Dengan berkata begini, tuan dan puan jangan salah paham. Bagi saya Islam adalah agama yang paling benar, sebab jika keyakinan ini tidak dimiliki, maka iman kita bisa goyang dan orang akan dengan mudah berganti agama, seperti berganti baju saja. Agama tidak bisa diperdagangkan dan dipermainkan. Agama adalah sesuatu yang sangat mendasar yang memberi makna sejati kepada kehadiran kita di alam semesta ini, sementara filsafat gagal memberikan makna itu.
Namun, kita juga harus bersedia memberikan posisi yang sama kepada pihak lain yang menganggap agamanya pula yang paling benar.

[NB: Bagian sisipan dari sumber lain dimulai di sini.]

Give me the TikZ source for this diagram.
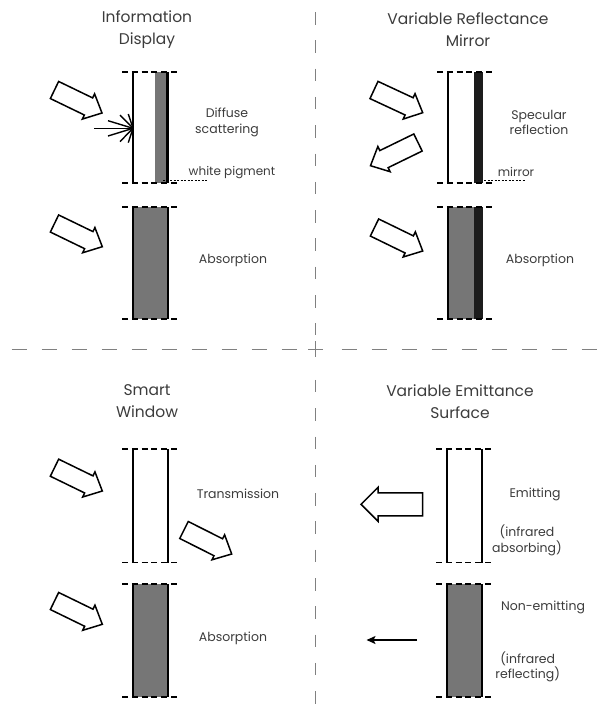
\documentclass[tikz,border=0pt]{standalone}
\usepackage{fontspec}
\setmainfont{Poppins}
\usetikzlibrary{calc,arrows.meta}

\definecolor{inkgray}{RGB}{60,60,60}
\definecolor{divgray}{RGB}{128,128,128}
\definecolor{layergray}{RGB}{118,118,118}
\definecolor{mirrorblack}{RGB}{28,28,28}

\tikzset{
  divider/.style={draw=divgray, line width=1.5},
  edgedash/.style={draw=black, line width=1.4, dash pattern=on 6 off 3.8},
  electrode/.style={draw=black, line width=2},
  hollowarrow/.style={draw=black, line width=1.5, fill=white, line join=miter},
  leader/.style={draw=black, line width=0.6, dash pattern=on 2 off 1.5},
  ray/.style={draw=black, line width=1.4},
  ttl/.style={text=inkgray, align=center, font=\fontsize{15.5}{22}\selectfont},
  lbl/.style={text=inkgray, align=center, font=\fontsize{12.5}{15.5}\selectfont},
  sml/.style={text=inkgray, align=center, font=\fontsize{12}{13}\selectfont},
}

% outlined block arrow from tail #1 to tip #2;
% #3 half shaft width, #4 half head width, #5 head length
\newcommand\blockarrow[5]{%
  \coordinate (hT) at (#1);
  \coordinate (hH) at (#2);
  \coordinate (hS) at ($(hH)!#5!(hT)$);
  \draw[hollowarrow] ($(hT)!#3!90:(hH)$) -- ($(hS)!#3!-90:(hT)$)
    -- ($(hS)!#4!-90:(hT)$) -- (hH) -- ($(hS)!#4!90:(hT)$)
    -- ($(hS)!#3!90:(hT)$) -- ($(hT)!#3!-90:(hH)$) -- cycle;}

\begin{document}
\begin{tikzpicture}[x=1pt,y=-1pt]
\useasboundingbox (0,0) rectangle (601,710);

% ---- quadrant dividers
\draw[divider, dash pattern=on 15 off 15] (11.5,349.5) -- (597,349.5);
\draw[divider, dash pattern=on 12.5 off 15.8] (315.5,12) -- (315.5,710);
\fill[white] (305,335) rectangle (327,366);
\draw[divider] (308,349.5) -- (323,349.5);
\draw[divider] (315.5,341) -- (315.5,357);

% ================= Information Display
\node[ttl] (tInfo) at (147,29.5) {Information\\Display};
% bright state
\fill[layergray] (155,72) rectangle (167,183);
\draw[edgedash] (122,72) -- (177,72);
\draw[edgedash] (122,183) -- (177,183);
\draw[electrode] (133,72) -- (133,183);
\draw[electrode, line width=2.4] (167.5,72) -- (167.5,183);
\blockarrow{54.5,90}{102,113}{9.5pt}{14pt}{15pt}
\coordinate (sc) at (133,128.3);
\foreach \p in {(94,128.3),(108,120.7),(108,136),(120,115),(120,141.6),(128.3,114),(128.3,142.6)}
  \draw[ray] \p -- (sc);
\node[lbl] (tDiffuse) at (227,122.5) {Diffuse\\scattering};
\node[sml] (tPigment) at (232,173) {white pigment};
\draw[leader] (163,180.5) -- (208,180.5);
% dark state
\fill[layergray] (133,207) rectangle (168,319);
\draw[edgedash] (122,207) -- (177,207);
\draw[edgedash] (122,319) -- (177,319);
\draw[electrode] (133,207) -- (133,319);
\draw[electrode] (168,207) -- (168,319);
\blockarrow{54.5,223.5}{102.3,246.7}{9.5pt}{14pt}{15pt}
\node[lbl] (tAbs1) at (233,260) {Absorption};

% ================= Variable Reflectance Mirror
\node[ttl] (tMirror) at (468,29.5) {Variable Reflectance\\Mirror};
% reflecting state
\fill[mirrorblack] (474,72) rectangle (483,183);
\draw[edgedash] (437,72) -- (492,72);
\draw[edgedash] (437,183) -- (492,183);
\draw[electrode] (448,72) -- (448,183);
\blockarrow{374,90}{422.7,112.7}{9.5pt}{14pt}{15pt}
\blockarrow{418,142.5}{370.5,165.7}{9.5pt}{14pt}{15pt}
\node[lbl] (tSpec) at (539,122.5) {Specular\\reflection};
\node[sml] (tMirr) at (516,172) {mirror};
\draw[leader] (484,180.5) -- (525,180.5);
% absorbing state
\fill[layergray] (448,207) rectangle (474,319);
\fill[mirrorblack] (474,207) rectangle (483,319);
\draw[edgedash] (437,207) -- (492,207);
\draw[edgedash] (437,319) -- (492,319);
\draw[electrode] (448,207) -- (448,319);
\blockarrow{374.5,227.5}{422.7,251}{9.5pt}{14pt}{15pt}
\node[lbl] (tAbs2) at (540,260) {Absorption};

% ================= Smart Window
\node[ttl] (tWindow) at (147,401.5) {Smart\\Window};
% clear state
\draw[edgedash] (122,449) -- (177,449);
\draw[edgedash] (122,562.5) -- (177,562.5);
\draw[electrode] (133,449) -- (133,562.5);
\draw[electrode] (168,449) -- (168,562.5);
\blockarrow{54.5,467.7}{102.3,491}{9.5pt}{14pt}{15pt}
\blockarrow{184,530}{231.7,554}{9.5pt}{14pt}{15pt}
\node[lbl] (tTrans) at (238,494) {Transmission};
% coloured state
\fill[layergray] (133,584) rectangle (168,697);
\draw[edgedash] (122,584) -- (177,584);
\draw[edgedash] (122,697) -- (177,697);
\draw[electrode] (133,584) -- (133,697);
\draw[electrode] (168,584) -- (168,697);
\blockarrow{54.5,601}{102.3,624.3}{9.5pt}{14pt}{15pt}
\node[lbl] (tAbs3) at (233,638) {Absorption};

% ================= Variable Emittance Surface
\node[ttl] (tEmit) at (460,401.5) {Variable Emittance\\Surface};
% emitting state
\draw[edgedash] (436,449) -- (491,449);
\draw[edgedash] (436,562.5) -- (491,562.5);
\draw[electrode] (446.5,449) -- (446.5,562.5);
\draw[electrode] (481.5,449) -- (481.5,562.5);
\blockarrow{422.7,504.3}{361,504.3}{11.5pt}{17pt}{17pt}
\node[lbl] (tEmitting) at (535,494) {Emitting};
\node[lbl] (tIRabs) at (527,540.5) {(infrared\\absorbing)};
% non-emitting state
\fill[layergray] (446.5,584) rectangle (481.5,697);
\draw[edgedash] (436,584) -- (491,584);
\draw[edgedash] (436,697) -- (491,697);
\draw[electrode] (446.5,584) -- (446.5,697);
\draw[electrode] (481.5,584) -- (481.5,697);
\coordinate (irS) at (417,640);
\coordinate (irE) at (366.5,640);
\draw[line width=1.5, -{Stealth[length=9pt,width=8pt,inset=2pt]}] (irS) -- (irE);
\node[lbl] (tNonEmit) at (543,607.7) {Non-emitting};
\node[lbl] (tIRref) at (527.7,667) {(infrared\\reflecting)};
\end{tikzpicture}
\end{document}
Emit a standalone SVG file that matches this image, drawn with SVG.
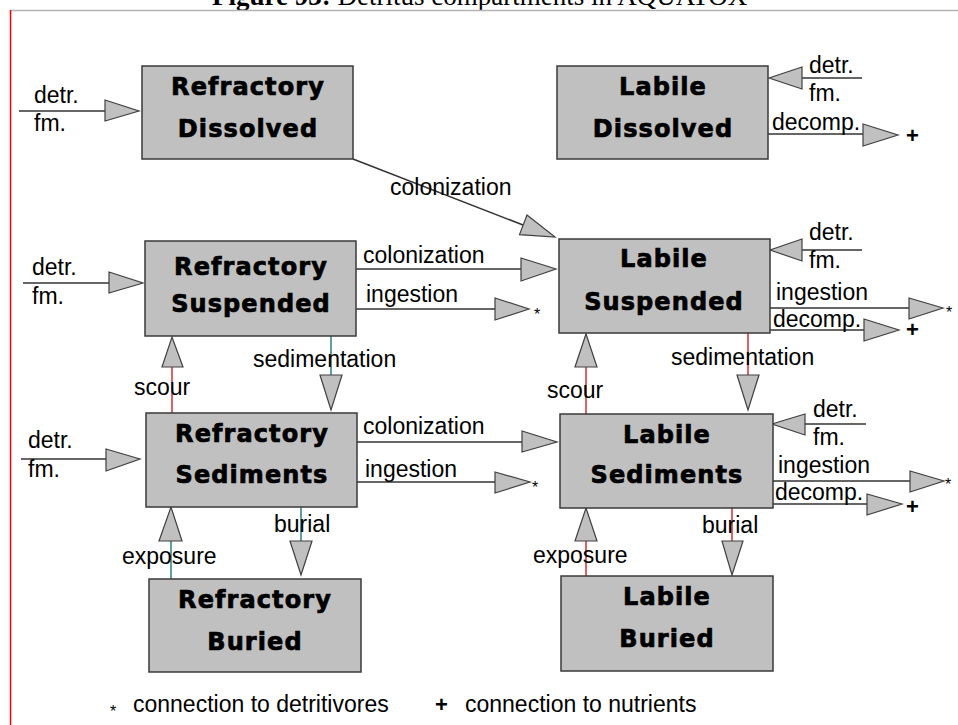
<svg xmlns="http://www.w3.org/2000/svg" width="958" height="725" viewBox="0 0 958 725">
<style>
.box{fill:#c0c0c0;stroke:#3a3a3a;stroke-width:1.5}
.bt{font-family:"DejaVu Sans",sans-serif;font-weight:bold;font-size:24px;letter-spacing:1.1px;text-anchor:middle;fill:#000;stroke:#000;stroke-width:0.7px}
.lb{font-family:"Liberation Sans",Arial,sans-serif;font-size:23px;fill:#000}
.ln{stroke:#333;stroke-width:1.5;fill:none}
.lr{stroke:#d03030;stroke-width:1.5;fill:none}
.lt{stroke:#2a7f7f;stroke-width:1.5;fill:none}
.ar{fill:#c0c0c0;stroke:#404040;stroke-width:1.2}
.st{font-family:"Liberation Sans",Arial,sans-serif;font-size:16px;fill:#000}
.pl{font-family:"Liberation Sans",Arial,sans-serif;font-size:22px;font-weight:bold;fill:#000}
</style>
<rect x="0" y="0" width="958" height="725" fill="#fff"/>
<text x="212" y="5" font-family="'Liberation Serif','Times New Roman',serif" font-size="27" fill="#000"><tspan font-weight="bold">Figure 93:</tspan> Detritus compartments in AQUATOX</text>
<line x1="10" y1="10.5" x2="958" y2="10.5" stroke="#b4b4b4" stroke-width="1.5"/>
<line x1="10.5" y1="10" x2="10.5" y2="725" stroke="#ff0000" stroke-width="1.5"/>

<g id="connectors">
  <line class="ln" x1="19" y1="111" x2="105" y2="111"/>
  <polygon class="ar" points="105,100 105,121 139,111"/>
  <line class="ln" x1="23" y1="283" x2="109" y2="283"/>
  <polygon class="ar" points="109,272 109,293 143,283"/>
  <line class="ln" x1="21" y1="459" x2="106" y2="459"/>
  <polygon class="ar" points="106,449 106,471 140,459"/>
  <line class="ln" x1="862" y1="78" x2="802" y2="78"/>
  <polygon class="ar" points="802,67 802,89 769,78"/>
  <line class="ln" x1="862" y1="250" x2="802" y2="250"/>
  <polygon class="ar" points="802,239 802,261 770,250"/>
  <line class="ln" x1="866" y1="424" x2="805" y2="424"/>
  <polygon class="ar" points="805,414 805,435 772,424"/>
  <line class="ln" x1="768" y1="134" x2="863" y2="134"/>
  <polygon class="ar" points="863,124 863,146 898,135"/>
  <line class="ln" x1="770" y1="308" x2="909" y2="308"/>
  <polygon class="ar" points="909,298 909,319 943,308"/>
  <line class="ln" x1="770" y1="330" x2="864" y2="330"/>
  <polygon class="ar" points="864,319 864,341 899,330"/>
  <line class="ln" x1="773" y1="481" x2="910" y2="481"/>
  <polygon class="ar" points="910,471 910,492 944,481"/>
  <line class="ln" x1="773" y1="504" x2="867" y2="504"/>
  <polygon class="ar" points="867,494 867,515 902,504"/>
  <line class="ln" x1="353" y1="159" x2="523" y2="225"/>
  <polygon class="ar" points="527,215 519.5,234.6 555,237"/>
  <line class="ln" x1="356" y1="269" x2="521" y2="269"/>
  <polygon class="ar" points="521,258 521,281 556,269"/>
  <line class="ln" x1="356" y1="309" x2="495" y2="309"/>
  <polygon class="ar" points="495,298 495,320 529,309"/>
  <line class="ln" x1="357" y1="442" x2="522" y2="442"/>
  <polygon class="ar" points="522,431 522,452 557,442"/>
  <line class="ln" x1="357" y1="482" x2="495" y2="482"/>
  <polygon class="ar" points="495,472 495,493 530,482"/>
  <line class="lr" x1="172" y1="413" x2="172" y2="367"/>
  <polygon class="ar" points="162,367 183,367 172,337"/>
  <line class="lt" x1="331" y1="336" x2="331" y2="375"/>
  <polygon class="ar" points="320,375 342,375 331,410"/>
  <line class="lr" x1="586" y1="414" x2="586" y2="367"/>
  <polygon class="ar" points="575,367 597,367 586,334"/>
  <line class="lr" x1="748" y1="333" x2="748" y2="375"/>
  <polygon class="ar" points="737,375 759,375 748,410"/>
  <line class="lt" x1="171" y1="579" x2="171" y2="541"/>
  <polygon class="ar" points="159,541 182,541 171,507"/>
  <line class="lt" x1="301" y1="507" x2="301" y2="541"/>
  <polygon class="ar" points="290,541 312,541 301,575"/>
  <line class="lr" x1="586" y1="576" x2="586" y2="541"/>
  <polygon class="ar" points="575,541 597,541 586,508"/>
  <line class="lr" x1="732" y1="508" x2="732" y2="541"/>
  <polygon class="ar" points="722,541 743,541 732,575"/>
</g>

<g id="labels">
  <text class="lb" x="34" y="103">detr.</text>
  <text class="lb" x="34" y="131">fm.</text>
  <text class="lb" x="32" y="275">detr.</text>
  <text class="lb" x="32" y="304">fm.</text>
  <text class="lb" x="28" y="448">detr.</text>
  <text class="lb" x="28" y="477">fm.</text>
  <text class="lb" x="809" y="73">detr.</text>
  <text class="lb" x="809" y="101">fm.</text>
  <text class="lb" x="809" y="240">detr.</text>
  <text class="lb" x="809" y="268">fm.</text>
  <text class="lb" x="813" y="417">detr.</text>
  <text class="lb" x="813" y="445">fm.</text>
  <text class="lb" x="772" y="130">decomp.</text>
  <text class="pl" x="906" y="143">+</text>
  <text class="lb" x="776" y="300">ingestion</text>
  <text class="st" x="946" y="318">*</text>
  <text class="lb" x="773" y="327">decomp.</text>
  <text class="pl" x="906" y="337">+</text>
  <text class="lb" x="778" y="473">ingestion</text>
  <text class="st" x="945" y="490">*</text>
  <text class="lb" x="775" y="500">decomp.</text>
  <text class="pl" x="906" y="514">+</text>
  <text class="lb" x="390" y="195">colonization</text>
  <text class="lb" x="363" y="263">colonization</text>
  <text class="lb" x="366" y="302">ingestion</text>
  <text class="st" x="534" y="320">*</text>
  <text class="lb" x="363" y="434">colonization</text>
  <text class="lb" x="365" y="477">ingestion</text>
  <text class="st" x="532" y="493">*</text>
  <text class="lb" x="134" y="395">scour</text>
  <text class="lb" x="253" y="367">sedimentation</text>
  <text class="lb" x="547" y="398">scour</text>
  <text class="lb" x="671" y="365">sedimentation</text>
  <text class="lb" x="122" y="564">exposure</text>
  <text class="lb" x="274" y="532">burial</text>
  <text class="lb" x="533" y="563">exposure</text>
  <text class="lb" x="702" y="533">burial</text>
</g>

<g id="refractory-dissolved">
  <rect class="box" x="142" y="66" width="211" height="93"/>
  <text class="bt" x="248" y="95">Refractory</text>
  <text class="bt" x="248" y="137">Dissolved</text>
</g>
<g id="labile-dissolved">
  <rect class="box" x="557" y="66" width="211" height="93"/>
  <text class="bt" x="663" y="95">Labile</text>
  <text class="bt" x="663" y="137">Dissolved</text>
</g>
<g id="refractory-suspended">
  <rect class="box" x="145" y="241" width="211" height="95"/>
  <text class="bt" x="251" y="275">Refractory</text>
  <text class="bt" x="251" y="312">Suspended</text>
</g>
<g id="labile-suspended">
  <rect class="box" x="559" y="239" width="211" height="94"/>
  <text class="bt" x="664" y="267">Labile</text>
  <text class="bt" x="664" y="310">Suspended</text>
</g>
<g id="refractory-sediments">
  <rect class="box" x="146" y="413" width="211" height="94"/>
  <text class="bt" x="252" y="442">Refractory</text>
  <text class="bt" x="252" y="483">Sediments</text>
</g>
<g id="labile-sediments">
  <rect class="box" x="560" y="414" width="213" height="94"/>
  <text class="bt" x="667" y="443">Labile</text>
  <text class="bt" x="667" y="483">Sediments</text>
</g>
<g id="refractory-buried">
  <rect class="box" x="149" y="579" width="212" height="93"/>
  <text class="bt" x="255" y="608">Refractory</text>
  <text class="bt" x="255" y="650">Buried</text>
</g>
<g id="labile-buried">
  <rect class="box" x="561" y="576" width="212" height="95"/>
  <text class="bt" x="667" y="605">Labile</text>
  <text class="bt" x="667" y="647">Buried</text>
</g>

<g id="legend">
  <text class="st" x="110" y="717">*</text>
  <text class="lb" x="133" y="712">connection to detritivores</text>
  <text class="pl" x="435" y="712">+</text>
  <text class="lb" x="465" y="712">connection to nutrients</text>
</g>
</svg>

Dengan formula ini tidak ada alasan bagi siapa pun untuk bersikap antitoleransi. Bahkan, sebenarnya orang yang tak beriman pun berhak hidup di muka bumi dengan aman dan nyaman dengan syarat adanya kesediaan mengembangkan sikap saling menghormati, tidak punya agenda tersembunyi untuk menelikung dan menghancurkan satu sama lain.
Formula Alquran berikut ini tetap relevan sepanjang sejarah, "Bagimu agamamu, bagiku agamaku" (Surat al-Kafirun ayat 6). Surat Makkiyah ini membuka pintu untuk berbeda dengan tidak merusak perumahan kemanusiaan.